Brief: Locate each line of the material that contains "this", then return it.

── Dataset ──

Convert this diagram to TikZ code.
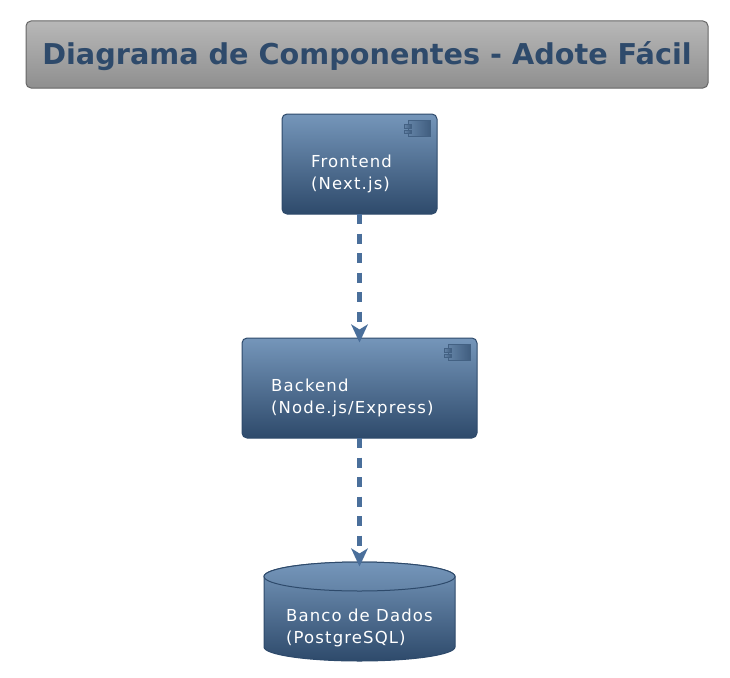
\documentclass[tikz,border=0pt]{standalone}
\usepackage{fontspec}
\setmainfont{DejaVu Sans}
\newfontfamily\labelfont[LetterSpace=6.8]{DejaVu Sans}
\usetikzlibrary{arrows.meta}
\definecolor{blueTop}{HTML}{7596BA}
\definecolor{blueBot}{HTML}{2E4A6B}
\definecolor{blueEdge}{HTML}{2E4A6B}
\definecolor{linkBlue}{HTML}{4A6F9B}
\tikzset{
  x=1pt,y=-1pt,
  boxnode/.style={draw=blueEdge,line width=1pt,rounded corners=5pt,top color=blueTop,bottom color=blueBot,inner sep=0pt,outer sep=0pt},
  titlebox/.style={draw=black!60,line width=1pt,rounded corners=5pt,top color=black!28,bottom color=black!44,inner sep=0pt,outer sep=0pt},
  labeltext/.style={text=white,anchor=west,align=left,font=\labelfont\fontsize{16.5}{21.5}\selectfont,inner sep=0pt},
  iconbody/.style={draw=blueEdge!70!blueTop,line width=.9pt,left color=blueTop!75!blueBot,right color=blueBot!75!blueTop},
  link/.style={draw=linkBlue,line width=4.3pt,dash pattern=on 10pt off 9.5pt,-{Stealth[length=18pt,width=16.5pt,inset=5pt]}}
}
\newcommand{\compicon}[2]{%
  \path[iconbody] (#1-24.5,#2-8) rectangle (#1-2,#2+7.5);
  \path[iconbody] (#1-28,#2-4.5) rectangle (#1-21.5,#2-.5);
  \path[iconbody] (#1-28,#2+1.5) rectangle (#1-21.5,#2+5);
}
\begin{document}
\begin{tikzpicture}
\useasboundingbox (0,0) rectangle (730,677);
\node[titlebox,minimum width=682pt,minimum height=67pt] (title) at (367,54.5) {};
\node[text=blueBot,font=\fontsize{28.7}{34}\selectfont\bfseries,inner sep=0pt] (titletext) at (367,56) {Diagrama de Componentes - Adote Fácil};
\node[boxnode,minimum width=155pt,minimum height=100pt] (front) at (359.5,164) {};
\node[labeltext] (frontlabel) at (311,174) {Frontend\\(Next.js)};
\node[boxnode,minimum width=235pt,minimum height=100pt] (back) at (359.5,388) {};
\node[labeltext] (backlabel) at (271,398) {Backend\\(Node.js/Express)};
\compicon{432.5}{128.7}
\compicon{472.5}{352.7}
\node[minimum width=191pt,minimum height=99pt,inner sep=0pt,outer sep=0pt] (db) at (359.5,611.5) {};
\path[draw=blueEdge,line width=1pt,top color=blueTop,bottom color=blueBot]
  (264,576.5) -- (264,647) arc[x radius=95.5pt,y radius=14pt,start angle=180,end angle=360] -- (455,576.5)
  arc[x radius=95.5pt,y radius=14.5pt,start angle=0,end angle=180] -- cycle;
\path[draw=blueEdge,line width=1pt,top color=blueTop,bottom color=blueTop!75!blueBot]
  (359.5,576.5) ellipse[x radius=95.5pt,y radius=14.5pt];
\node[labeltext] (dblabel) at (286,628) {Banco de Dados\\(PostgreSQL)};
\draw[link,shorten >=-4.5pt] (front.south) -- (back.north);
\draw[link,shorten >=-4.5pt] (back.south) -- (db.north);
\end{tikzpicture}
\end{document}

───
── Dataset ──

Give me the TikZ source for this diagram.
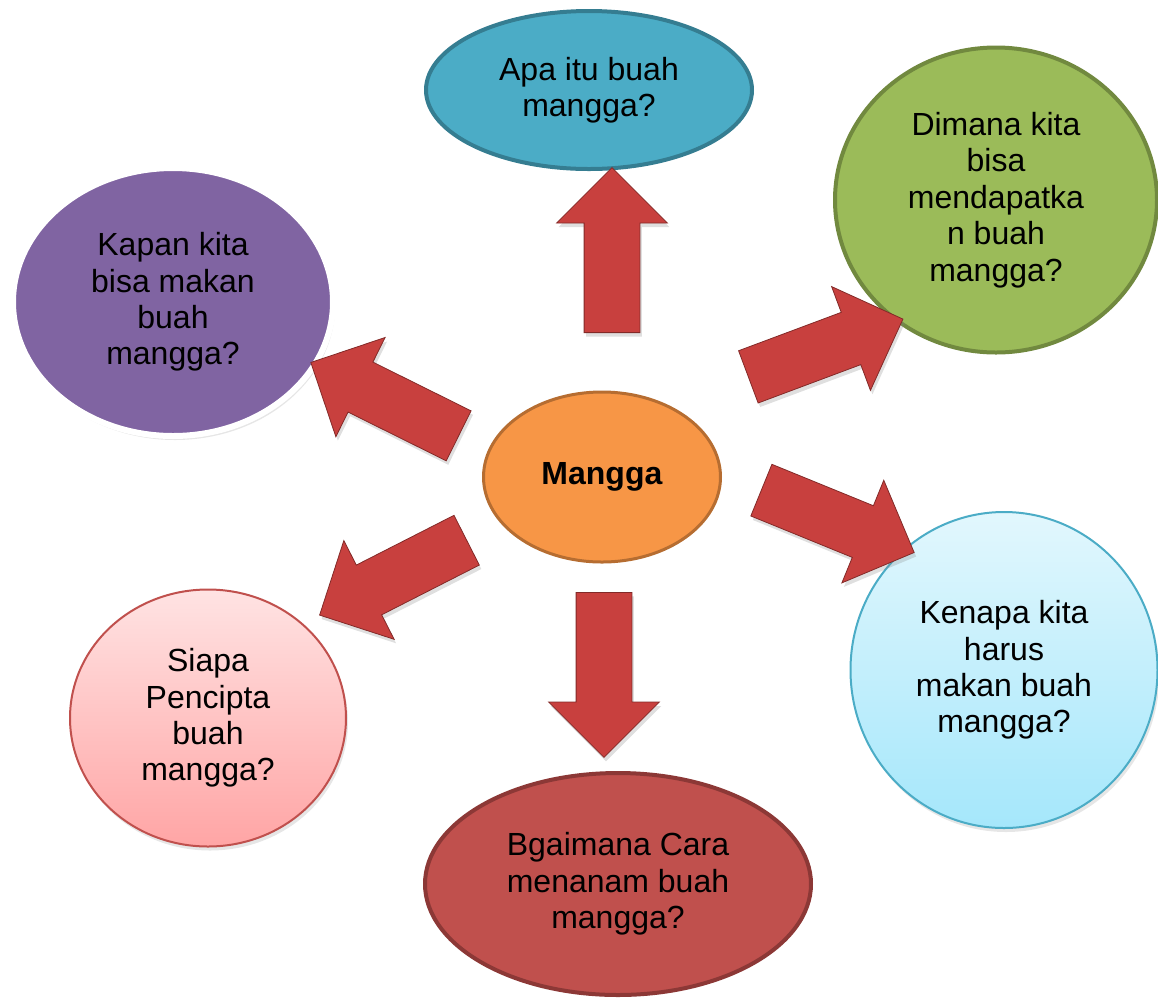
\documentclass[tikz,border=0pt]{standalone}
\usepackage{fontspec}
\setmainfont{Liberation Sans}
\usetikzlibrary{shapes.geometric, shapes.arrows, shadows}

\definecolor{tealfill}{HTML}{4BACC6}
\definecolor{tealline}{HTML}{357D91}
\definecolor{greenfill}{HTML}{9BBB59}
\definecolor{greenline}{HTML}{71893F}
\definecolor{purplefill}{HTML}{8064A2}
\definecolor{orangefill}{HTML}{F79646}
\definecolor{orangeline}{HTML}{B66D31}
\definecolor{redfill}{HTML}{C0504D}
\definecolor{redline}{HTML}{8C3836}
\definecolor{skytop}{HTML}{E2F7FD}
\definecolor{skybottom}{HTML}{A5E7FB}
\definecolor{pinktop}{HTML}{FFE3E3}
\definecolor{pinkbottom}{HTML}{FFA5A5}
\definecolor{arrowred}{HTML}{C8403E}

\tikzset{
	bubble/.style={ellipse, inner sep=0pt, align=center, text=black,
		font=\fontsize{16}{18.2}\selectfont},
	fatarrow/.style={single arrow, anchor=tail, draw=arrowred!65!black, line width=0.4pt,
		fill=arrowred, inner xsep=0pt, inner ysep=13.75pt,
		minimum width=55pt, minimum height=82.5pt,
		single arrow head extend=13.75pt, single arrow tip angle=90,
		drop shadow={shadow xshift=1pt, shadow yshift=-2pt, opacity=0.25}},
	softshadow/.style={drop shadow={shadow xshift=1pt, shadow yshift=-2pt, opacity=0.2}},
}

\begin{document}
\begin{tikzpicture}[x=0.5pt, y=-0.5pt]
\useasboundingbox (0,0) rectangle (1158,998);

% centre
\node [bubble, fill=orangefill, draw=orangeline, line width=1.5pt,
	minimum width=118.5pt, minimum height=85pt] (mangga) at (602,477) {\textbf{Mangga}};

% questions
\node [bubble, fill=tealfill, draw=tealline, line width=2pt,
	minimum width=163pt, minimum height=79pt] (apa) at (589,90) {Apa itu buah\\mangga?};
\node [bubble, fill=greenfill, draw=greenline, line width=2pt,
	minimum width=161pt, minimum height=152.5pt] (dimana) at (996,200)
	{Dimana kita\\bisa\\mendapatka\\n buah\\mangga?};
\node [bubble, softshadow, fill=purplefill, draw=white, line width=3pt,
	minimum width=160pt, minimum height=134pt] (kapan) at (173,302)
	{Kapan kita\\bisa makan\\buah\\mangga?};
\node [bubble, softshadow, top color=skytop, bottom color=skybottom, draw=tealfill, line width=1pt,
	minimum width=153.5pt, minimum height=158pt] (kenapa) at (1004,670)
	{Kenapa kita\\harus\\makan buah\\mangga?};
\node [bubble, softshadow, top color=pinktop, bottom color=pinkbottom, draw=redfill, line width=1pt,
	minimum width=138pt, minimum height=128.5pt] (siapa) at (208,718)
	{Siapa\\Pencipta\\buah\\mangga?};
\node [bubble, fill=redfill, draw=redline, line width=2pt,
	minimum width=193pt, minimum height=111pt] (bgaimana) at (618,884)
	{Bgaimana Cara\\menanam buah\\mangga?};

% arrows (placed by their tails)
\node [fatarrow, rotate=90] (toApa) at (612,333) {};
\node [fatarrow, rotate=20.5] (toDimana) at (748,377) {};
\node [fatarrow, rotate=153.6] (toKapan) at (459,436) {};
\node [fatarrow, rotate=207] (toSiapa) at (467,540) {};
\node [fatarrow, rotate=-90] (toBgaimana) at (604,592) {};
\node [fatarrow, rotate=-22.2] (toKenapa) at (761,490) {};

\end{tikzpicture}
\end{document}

───
── Dataset ──

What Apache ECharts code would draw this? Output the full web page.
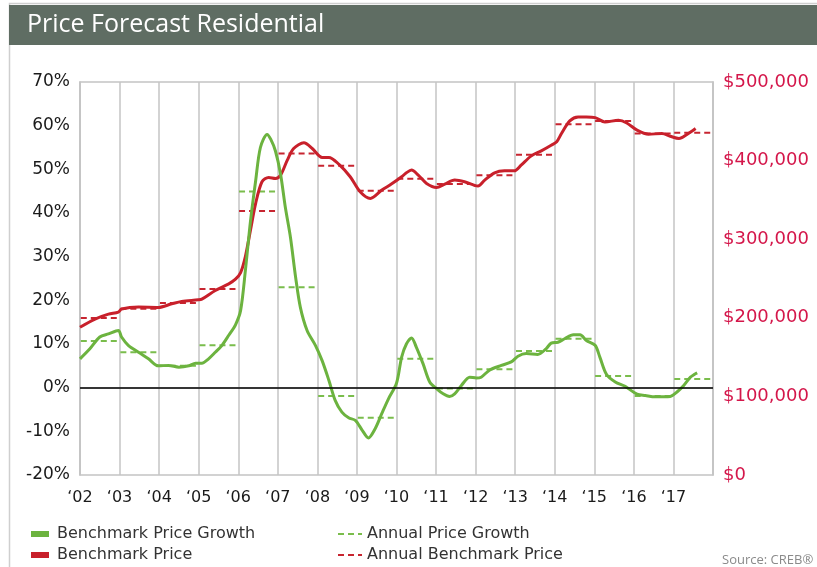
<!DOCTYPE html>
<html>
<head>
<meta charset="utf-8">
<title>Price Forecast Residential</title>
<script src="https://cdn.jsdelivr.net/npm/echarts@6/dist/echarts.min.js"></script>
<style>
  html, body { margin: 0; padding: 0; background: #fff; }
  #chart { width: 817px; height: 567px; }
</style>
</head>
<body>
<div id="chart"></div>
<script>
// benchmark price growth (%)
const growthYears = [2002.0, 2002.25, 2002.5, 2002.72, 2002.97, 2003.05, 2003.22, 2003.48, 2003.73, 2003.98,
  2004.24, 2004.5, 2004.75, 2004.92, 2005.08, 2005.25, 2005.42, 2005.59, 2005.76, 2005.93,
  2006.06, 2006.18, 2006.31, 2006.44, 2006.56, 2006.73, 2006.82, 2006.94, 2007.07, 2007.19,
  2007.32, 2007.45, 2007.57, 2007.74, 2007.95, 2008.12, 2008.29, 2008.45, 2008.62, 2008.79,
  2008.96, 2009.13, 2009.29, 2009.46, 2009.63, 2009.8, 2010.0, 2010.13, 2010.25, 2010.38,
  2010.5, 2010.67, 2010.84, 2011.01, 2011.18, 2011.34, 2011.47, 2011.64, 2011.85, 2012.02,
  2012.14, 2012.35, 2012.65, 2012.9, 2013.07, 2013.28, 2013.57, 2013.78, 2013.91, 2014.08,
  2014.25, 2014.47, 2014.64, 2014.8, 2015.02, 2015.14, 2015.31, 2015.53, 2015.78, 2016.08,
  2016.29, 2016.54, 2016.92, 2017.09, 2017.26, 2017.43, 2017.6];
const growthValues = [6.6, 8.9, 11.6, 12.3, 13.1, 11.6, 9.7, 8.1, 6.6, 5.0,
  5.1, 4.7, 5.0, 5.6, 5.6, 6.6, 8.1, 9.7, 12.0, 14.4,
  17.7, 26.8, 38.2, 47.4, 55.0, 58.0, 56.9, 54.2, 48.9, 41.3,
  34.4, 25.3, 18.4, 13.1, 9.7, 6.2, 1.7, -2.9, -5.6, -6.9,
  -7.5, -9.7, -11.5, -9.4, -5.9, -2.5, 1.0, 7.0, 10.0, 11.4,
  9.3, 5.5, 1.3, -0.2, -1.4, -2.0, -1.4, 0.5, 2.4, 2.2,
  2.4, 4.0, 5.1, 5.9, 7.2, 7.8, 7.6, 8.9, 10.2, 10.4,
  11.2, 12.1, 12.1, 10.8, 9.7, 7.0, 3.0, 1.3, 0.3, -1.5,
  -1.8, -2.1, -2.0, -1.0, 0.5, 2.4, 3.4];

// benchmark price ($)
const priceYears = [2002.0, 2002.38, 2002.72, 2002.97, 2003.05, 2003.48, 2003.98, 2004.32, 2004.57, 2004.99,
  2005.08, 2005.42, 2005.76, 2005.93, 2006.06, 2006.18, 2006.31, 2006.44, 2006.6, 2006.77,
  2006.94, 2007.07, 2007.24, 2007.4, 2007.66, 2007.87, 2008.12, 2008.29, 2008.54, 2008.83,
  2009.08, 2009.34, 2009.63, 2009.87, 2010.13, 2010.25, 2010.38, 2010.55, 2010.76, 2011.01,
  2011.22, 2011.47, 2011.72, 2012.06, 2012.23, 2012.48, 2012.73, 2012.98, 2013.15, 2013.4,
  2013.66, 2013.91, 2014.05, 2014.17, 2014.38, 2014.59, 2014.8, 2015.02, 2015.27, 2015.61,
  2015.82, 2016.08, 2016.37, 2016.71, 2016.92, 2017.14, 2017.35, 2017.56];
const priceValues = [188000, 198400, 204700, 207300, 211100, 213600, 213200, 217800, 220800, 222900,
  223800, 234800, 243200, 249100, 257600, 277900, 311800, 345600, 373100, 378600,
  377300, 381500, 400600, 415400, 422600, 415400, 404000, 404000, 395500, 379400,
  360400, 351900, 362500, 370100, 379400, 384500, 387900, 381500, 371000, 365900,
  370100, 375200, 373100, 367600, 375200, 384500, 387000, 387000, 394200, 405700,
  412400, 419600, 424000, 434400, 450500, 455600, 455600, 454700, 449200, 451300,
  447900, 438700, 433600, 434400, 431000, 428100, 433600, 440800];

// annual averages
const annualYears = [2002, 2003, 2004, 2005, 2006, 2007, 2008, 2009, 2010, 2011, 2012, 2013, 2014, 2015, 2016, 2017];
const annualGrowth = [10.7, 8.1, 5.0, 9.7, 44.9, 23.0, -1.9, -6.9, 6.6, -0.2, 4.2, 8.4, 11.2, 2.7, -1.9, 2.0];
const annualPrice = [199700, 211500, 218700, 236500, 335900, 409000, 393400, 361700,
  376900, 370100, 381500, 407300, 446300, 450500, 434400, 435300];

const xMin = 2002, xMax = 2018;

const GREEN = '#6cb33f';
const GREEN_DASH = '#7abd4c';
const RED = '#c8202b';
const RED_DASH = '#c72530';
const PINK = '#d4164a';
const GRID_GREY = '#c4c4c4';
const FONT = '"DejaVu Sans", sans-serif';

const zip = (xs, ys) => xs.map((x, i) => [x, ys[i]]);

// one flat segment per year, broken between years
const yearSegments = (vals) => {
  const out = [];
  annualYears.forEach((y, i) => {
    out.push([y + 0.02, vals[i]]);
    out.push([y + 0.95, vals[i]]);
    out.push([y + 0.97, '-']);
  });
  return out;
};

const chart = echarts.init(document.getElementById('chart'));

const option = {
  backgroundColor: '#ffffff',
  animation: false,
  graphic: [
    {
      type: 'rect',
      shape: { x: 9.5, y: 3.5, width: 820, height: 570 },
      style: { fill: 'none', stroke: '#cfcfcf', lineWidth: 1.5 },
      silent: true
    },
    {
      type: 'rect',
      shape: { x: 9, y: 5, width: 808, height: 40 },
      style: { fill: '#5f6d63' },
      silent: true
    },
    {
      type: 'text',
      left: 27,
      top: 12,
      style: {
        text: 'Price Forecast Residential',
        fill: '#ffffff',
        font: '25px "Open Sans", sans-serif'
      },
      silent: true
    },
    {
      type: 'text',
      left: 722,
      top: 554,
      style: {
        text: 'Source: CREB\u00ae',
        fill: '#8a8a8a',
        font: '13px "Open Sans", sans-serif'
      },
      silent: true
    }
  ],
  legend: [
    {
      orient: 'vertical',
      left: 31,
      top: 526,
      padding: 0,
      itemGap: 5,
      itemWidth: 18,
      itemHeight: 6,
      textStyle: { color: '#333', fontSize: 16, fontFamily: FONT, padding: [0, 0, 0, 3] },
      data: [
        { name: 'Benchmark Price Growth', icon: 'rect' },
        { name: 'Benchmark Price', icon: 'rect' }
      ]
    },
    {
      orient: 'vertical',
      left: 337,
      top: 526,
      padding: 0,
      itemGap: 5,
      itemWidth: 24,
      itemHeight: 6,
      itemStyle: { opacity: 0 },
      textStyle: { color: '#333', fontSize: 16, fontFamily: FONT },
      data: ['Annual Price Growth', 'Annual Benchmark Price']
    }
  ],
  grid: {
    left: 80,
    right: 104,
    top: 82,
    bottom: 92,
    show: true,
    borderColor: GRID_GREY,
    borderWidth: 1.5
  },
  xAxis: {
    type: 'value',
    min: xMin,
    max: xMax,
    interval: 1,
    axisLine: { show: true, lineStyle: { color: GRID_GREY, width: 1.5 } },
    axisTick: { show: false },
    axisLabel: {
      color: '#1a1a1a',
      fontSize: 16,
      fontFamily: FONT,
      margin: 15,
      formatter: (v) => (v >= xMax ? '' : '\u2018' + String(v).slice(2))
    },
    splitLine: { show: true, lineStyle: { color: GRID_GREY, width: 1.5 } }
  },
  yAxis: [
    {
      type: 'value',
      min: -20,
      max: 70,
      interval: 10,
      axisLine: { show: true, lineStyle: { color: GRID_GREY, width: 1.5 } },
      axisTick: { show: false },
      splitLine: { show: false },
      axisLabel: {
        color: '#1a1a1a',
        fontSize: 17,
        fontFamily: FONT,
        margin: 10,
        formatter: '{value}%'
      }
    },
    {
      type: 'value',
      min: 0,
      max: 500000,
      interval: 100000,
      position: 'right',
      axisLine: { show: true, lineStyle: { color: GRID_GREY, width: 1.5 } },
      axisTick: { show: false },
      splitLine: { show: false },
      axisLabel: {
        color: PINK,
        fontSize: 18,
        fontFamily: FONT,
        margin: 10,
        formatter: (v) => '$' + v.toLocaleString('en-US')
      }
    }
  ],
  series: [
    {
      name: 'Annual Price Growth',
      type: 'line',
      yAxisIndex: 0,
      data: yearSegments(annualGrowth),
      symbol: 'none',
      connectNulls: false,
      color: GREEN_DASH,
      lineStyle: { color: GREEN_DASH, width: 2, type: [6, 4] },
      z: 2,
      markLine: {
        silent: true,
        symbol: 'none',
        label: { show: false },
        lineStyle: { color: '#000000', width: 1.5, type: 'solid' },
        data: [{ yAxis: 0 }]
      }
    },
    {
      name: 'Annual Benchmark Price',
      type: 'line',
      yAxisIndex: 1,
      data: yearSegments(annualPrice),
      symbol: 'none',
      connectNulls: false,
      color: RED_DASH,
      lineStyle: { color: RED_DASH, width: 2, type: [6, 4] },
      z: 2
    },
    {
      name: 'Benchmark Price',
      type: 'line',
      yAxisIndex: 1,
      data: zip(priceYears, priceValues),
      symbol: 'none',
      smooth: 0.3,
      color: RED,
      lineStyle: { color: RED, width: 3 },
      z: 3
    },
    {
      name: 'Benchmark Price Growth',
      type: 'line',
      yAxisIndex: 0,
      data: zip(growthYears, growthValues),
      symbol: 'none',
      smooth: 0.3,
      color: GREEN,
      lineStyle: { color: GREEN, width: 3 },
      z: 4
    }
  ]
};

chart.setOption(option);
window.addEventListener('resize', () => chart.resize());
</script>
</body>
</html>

───

Full solution:
Convert this diagram to TikZ code.
Give me the TikZ source for this diagram.
What Apache ECharts code would draw this? Output the full web page.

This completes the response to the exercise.